Write. Share. Give. Join the March Slice of Life Story Challenge @ Two Writing Teachers
Poetry Friday is hosted by Linda Baie @ Teacher Dance
For Poetry Thursday, my students wanted to unpack and discuss something of their own choice: the hip hop artist Macklemore’s “White Privilege II”. The general class consensus was that it was time to look at these lyrics “because,” as one said, ” it’s our poetry of today.” This student had brought in the cleaned up version of “White Privilege II” for World Read Aloud Day, and we had all listened to the powerful words, entranced. So, this was our choice for Poetry Thursday.

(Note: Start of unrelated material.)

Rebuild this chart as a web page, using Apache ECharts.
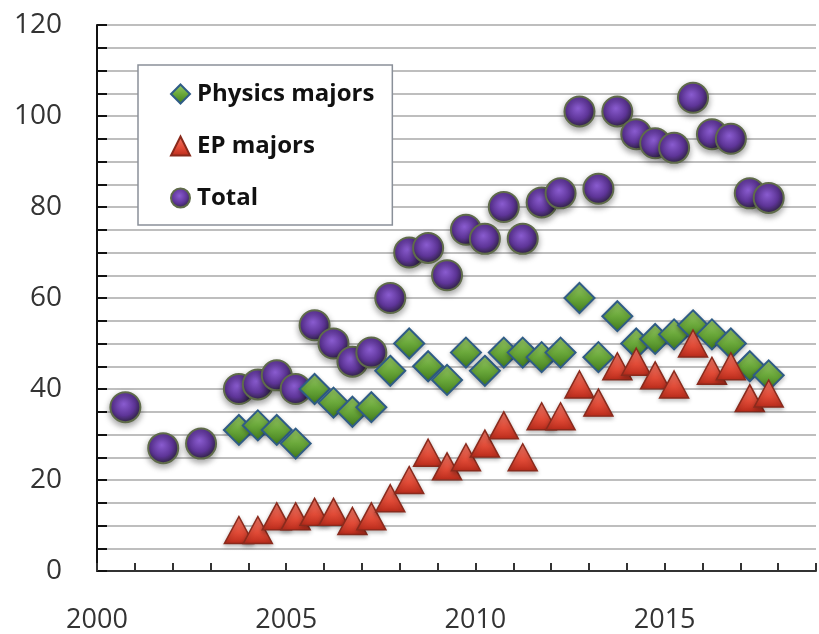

We began our discussion with this photograph shared widely on social media earlier on in the week:
Since we’ve been reading a lot about the Civil Rights movement in our non fiction unit, my kids were very familiar with the first photograph, and its juxtaposition with the second led to a moment of shocked horror, and then a rich and thoughtful discussion – the perfect lead in to “White Privilege II”.
The lyrics needed quite a bit of slicing and dicing to arrive at a clean version, but there were a few stanzas that we kept returning to, these in particular:
Pulled into the parking lot, parked it
Zipped up my parka, joined the procession of marchers
In my head like, “Is this awkward, should I even be here marching?”
Thinking if they can’t, how can I breathe?
Thinking that they chant, what do I sing?
I want to take a stance cause we are not free
And then I thought about it, we are not we
Am I in the outside looking in, or am I in the inside looking out?…a lot of opinions, a lot of confusion, a lot of resentment…
…Some of us scared, some of us defensive
And most of us aren’t even paying attention
It seems like we’re more concerned with being called racist
Than we actually are with racism
I’ve heard that silences are action and God knows that I’ve been passive
What if I actually read a article, actually had a dialogue
Actually looked at myself, actually got involved?
If I’m aware of my privilege and do nothing at all…
My students were full of ideas about what the words meant, and what they say about race relations in America today. They were fearless, really, in trying to examine where they (the very epitome of white privilege) stood in relation to white privilege and the issues of race today. They drew connections to the poems of Langston Hughes (particularly “Minstrel Man” which we had just read), and wondered aloud at the progress we’d made as a nation. They were thoughtful, respectful, concerned.
Later that evening, as I was listening to the dismal and depressing news of the 2016 election, I took comfort in those classroom conversations. Our kids, at least, seem to have their hearts in the right place.